In other words, yes.

But then Burr asked about the president’s statement during the presidential debate, that the Republicans originated it.

Lew, being a good lawyer and a loyal presidential adviser, then shifted to denial mode: “Senator, the demand for an enforcement mechanism was not something that the administration was pushing at that moment.”

That statement was not accurate.

On Tuesday, Obama appeared at the White House with a group of police officers and firefighters to denounce the sequester as a “meat-cleaver approach” that would jeopardize military readiness and investments in education, energy and readiness. He also said it would cost jobs. But, the president said, the substitute would have to include new revenue through tax reform.

At noon that same day, White House press secretary Jay Carney shifted position and accepted sequester paternity.

“The sequester was something that was discussed,” Carney said. Walking back the earlier statements, he added carefully, “and as has been reported, it was an idea that the White House put forward.”

This was an acknowledgment that the president and Lew had been wrong.

Why does this matter?

First, months of White House dissembling further eroded any semblance of trust between Obama and congressional Republicans. (The Republicans are by no means blameless and have had their own episodes of denial and bald-faced message management.)

Second, Lew testified during his confirmation hearing that the Republicans would not go along with new revenue in the portion of the deficit-reduction plan that became the sequester. Reinforcing Lew’s point, a senior White House official said Friday, “The sequester was an option we were forced to take because the Republicans would not do tax increases.”

In fact, the final deal reached between Vice President Biden and Senate Minority Leader Mitch McConnell (R-Ky.) in 2011 included an agreement that there would be no tax increases in the sequester in exchange for what the president was insisting on: an agreement that the nation’s debt ceiling would be increased for 18 months, so Obama would not have to go through another such negotiation in 2012, when he was running for reelection.

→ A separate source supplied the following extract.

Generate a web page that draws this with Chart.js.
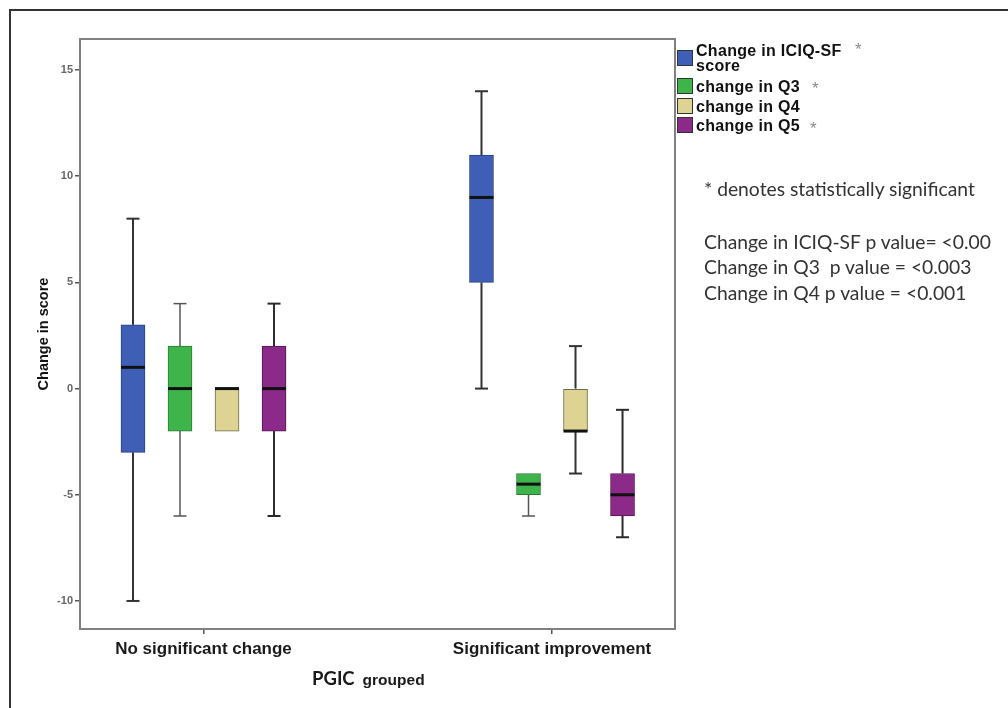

So when the president asks that a substitute for the sequester include not just spending cuts but also new revenue, he is moving the goal posts. His call for a balanced approach is reasonable, and he makes a strong case that those in the top income brackets could and should pay more. But that was not the deal he made.
Once again, The First Fool lies, cheats and steals his way to tax increases while Boehner neglects to stand up like a man.